_Requirement_
Please retype the data in full and exactly; the pictures are not part of the copy.

╭─ Dataset extract

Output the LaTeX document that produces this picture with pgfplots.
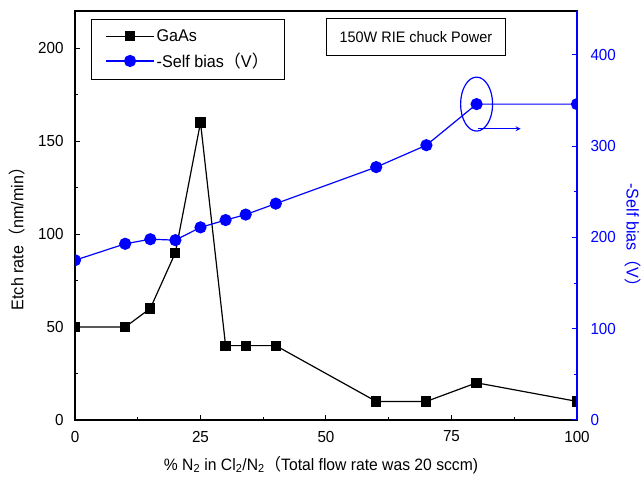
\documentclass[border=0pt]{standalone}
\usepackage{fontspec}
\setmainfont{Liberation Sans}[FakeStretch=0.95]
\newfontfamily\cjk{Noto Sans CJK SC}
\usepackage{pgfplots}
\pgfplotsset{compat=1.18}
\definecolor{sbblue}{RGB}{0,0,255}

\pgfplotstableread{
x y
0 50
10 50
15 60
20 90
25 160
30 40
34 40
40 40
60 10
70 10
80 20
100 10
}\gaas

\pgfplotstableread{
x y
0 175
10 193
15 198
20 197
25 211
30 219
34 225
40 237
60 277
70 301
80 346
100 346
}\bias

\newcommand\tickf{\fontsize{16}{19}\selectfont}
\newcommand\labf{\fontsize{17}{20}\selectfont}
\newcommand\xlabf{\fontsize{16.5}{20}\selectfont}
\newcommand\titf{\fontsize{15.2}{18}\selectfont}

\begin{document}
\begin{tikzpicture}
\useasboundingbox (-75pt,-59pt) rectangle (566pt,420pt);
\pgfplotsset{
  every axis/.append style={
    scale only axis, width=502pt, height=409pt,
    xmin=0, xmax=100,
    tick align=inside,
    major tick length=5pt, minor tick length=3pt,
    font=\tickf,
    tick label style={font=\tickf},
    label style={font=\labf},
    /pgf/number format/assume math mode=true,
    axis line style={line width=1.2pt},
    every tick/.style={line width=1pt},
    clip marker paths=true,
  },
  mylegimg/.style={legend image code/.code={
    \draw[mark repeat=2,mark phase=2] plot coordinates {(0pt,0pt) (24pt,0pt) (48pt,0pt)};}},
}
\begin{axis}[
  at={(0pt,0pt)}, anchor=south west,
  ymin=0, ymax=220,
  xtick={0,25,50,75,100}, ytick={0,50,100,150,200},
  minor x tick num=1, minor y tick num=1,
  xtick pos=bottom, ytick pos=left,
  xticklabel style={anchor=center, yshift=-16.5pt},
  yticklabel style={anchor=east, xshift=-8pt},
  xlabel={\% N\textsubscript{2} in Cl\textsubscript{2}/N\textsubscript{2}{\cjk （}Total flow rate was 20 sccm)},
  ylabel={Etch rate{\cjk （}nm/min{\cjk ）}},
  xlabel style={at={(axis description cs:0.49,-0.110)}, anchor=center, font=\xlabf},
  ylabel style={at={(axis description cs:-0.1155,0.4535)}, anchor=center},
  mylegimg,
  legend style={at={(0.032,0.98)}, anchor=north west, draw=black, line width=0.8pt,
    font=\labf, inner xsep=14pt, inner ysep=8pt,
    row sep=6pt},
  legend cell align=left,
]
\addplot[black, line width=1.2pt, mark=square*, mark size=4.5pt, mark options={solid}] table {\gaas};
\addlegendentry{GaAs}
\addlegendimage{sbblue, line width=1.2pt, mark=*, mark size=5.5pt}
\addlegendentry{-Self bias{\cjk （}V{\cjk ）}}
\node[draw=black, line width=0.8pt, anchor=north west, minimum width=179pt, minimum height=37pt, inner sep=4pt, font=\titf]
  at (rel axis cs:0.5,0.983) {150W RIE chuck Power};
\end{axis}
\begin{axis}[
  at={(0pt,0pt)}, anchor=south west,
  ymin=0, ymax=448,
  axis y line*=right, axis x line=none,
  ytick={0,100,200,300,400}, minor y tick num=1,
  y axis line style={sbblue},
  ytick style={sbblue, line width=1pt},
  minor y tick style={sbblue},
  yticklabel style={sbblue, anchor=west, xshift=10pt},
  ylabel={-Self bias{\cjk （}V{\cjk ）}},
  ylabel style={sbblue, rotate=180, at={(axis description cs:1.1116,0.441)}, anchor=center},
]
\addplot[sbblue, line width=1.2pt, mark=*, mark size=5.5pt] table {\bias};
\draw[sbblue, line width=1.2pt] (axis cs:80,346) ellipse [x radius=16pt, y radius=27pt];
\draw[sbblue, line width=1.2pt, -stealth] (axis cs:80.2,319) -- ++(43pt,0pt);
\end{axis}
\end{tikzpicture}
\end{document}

╰─

_Expected output_
Output the LaTeX document that produces this picture with pgfplots.
\documentclass[border=0pt]{standalone}
\usepackage{fontspec}
\setmainfont{Liberation Sans}[FakeStretch=0.95]
\newfontfamily\cjk{Noto Sans CJK SC}
\usepackage{pgfplots}
\pgfplotsset{compat=1.18}
\definecolor{sbblue}{RGB}{0,0,255}

\pgfplotstableread{
x y
0 50
10 50
15 60
20 90
25 160
30 40
34 40
40 40
60 10
70 10
80 20
100 10
}\gaas

\pgfplotstableread{
x y
0 175
10 193
15 198
20 197
25 211
30 219
34 225
40 237
60 277
70 301
80 346
100 346
}\bias

\newcommand\tickf{\fontsize{16}{19}\selectfont}
\newcommand\labf{\fontsize{17}{20}\selectfont}
\newcommand\xlabf{\fontsize{16.5}{20}\selectfont}
\newcommand\titf{\fontsize{15.2}{18}\selectfont}

\begin{document}
\begin{tikzpicture}
\useasboundingbox (-75pt,-59pt) rectangle (566pt,420pt);
\pgfplotsset{
  every axis/.append style={
    scale only axis, width=502pt, height=409pt,
    xmin=0, xmax=100,
    tick align=inside,
    major tick length=5pt, minor tick length=3pt,
    font=\tickf,
    tick label style={font=\tickf},
    label style={font=\labf},
    /pgf/number format/assume math mode=true,
    axis line style={line width=1.2pt},
    every tick/.style={line width=1pt},
    clip marker paths=true,
  },
  mylegimg/.style={legend image code/.code={
    \draw[mark repeat=2,mark phase=2] plot coordinates {(0pt,0pt) (24pt,0pt) (48pt,0pt)};}},
}
\begin{axis}[
  at={(0pt,0pt)}, anchor=south west,
  ymin=0, ymax=220,
  xtick={0,25,50,75,100}, ytick={0,50,100,150,200},
  minor x tick num=1, minor y tick num=1,
  xtick pos=bottom, ytick pos=left,
  xticklabel style={anchor=center, yshift=-16.5pt},
  yticklabel style={anchor=east, xshift=-8pt},
  xlabel={\% N\textsubscript{2} in Cl\textsubscript{2}/N\textsubscript{2}{\cjk （}Total flow rate was 20 sccm)},
  ylabel={Etch rate{\cjk （}nm/min{\cjk ）}},
  xlabel style={at={(axis description cs:0.49,-0.110)}, anchor=center, font=\xlabf},
  ylabel style={at={(axis description cs:-0.1155,0.4535)}, anchor=center},
  mylegimg,
  legend style={at={(0.032,0.98)}, anchor=north west, draw=black, line width=0.8pt,
    font=\labf, inner xsep=14pt, inner ysep=8pt,
    row sep=6pt},
  legend cell align=left,
]
\addplot[black, line width=1.2pt, mark=square*, mark size=4.5pt, mark options={solid}] table {\gaas};
\addlegendentry{GaAs}
\addlegendimage{sbblue, line width=1.2pt, mark=*, mark size=5.5pt}
\addlegendentry{-Self bias{\cjk （}V{\cjk ）}}
\node[draw=black, line width=0.8pt, anchor=north west, minimum width=179pt, minimum height=37pt, inner sep=4pt, font=\titf]
  at (rel axis cs:0.5,0.983) {150W RIE chuck Power};
\end{axis}
\begin{axis}[
  at={(0pt,0pt)}, anchor=south west,
  ymin=0, ymax=448,
  axis y line*=right, axis x line=none,
  ytick={0,100,200,300,400}, minor y tick num=1,
  y axis line style={sbblue},
  ytick style={sbblue, line width=1pt},
  minor y tick style={sbblue},
  yticklabel style={sbblue, anchor=west, xshift=10pt},
  ylabel={-Self bias{\cjk （}V{\cjk ）}},
  ylabel style={sbblue, rotate=180, at={(axis description cs:1.1116,0.441)}, anchor=center},
]
\addplot[sbblue, line width=1.2pt, mark=*, mark size=5.5pt] table {\bias};
\draw[sbblue, line width=1.2pt] (axis cs:80,346) ellipse [x radius=16pt, y radius=27pt];
\draw[sbblue, line width=1.2pt, -stealth] (axis cs:80.2,319) -- ++(43pt,0pt);
\end{axis}
\end{tikzpicture}
\end{document}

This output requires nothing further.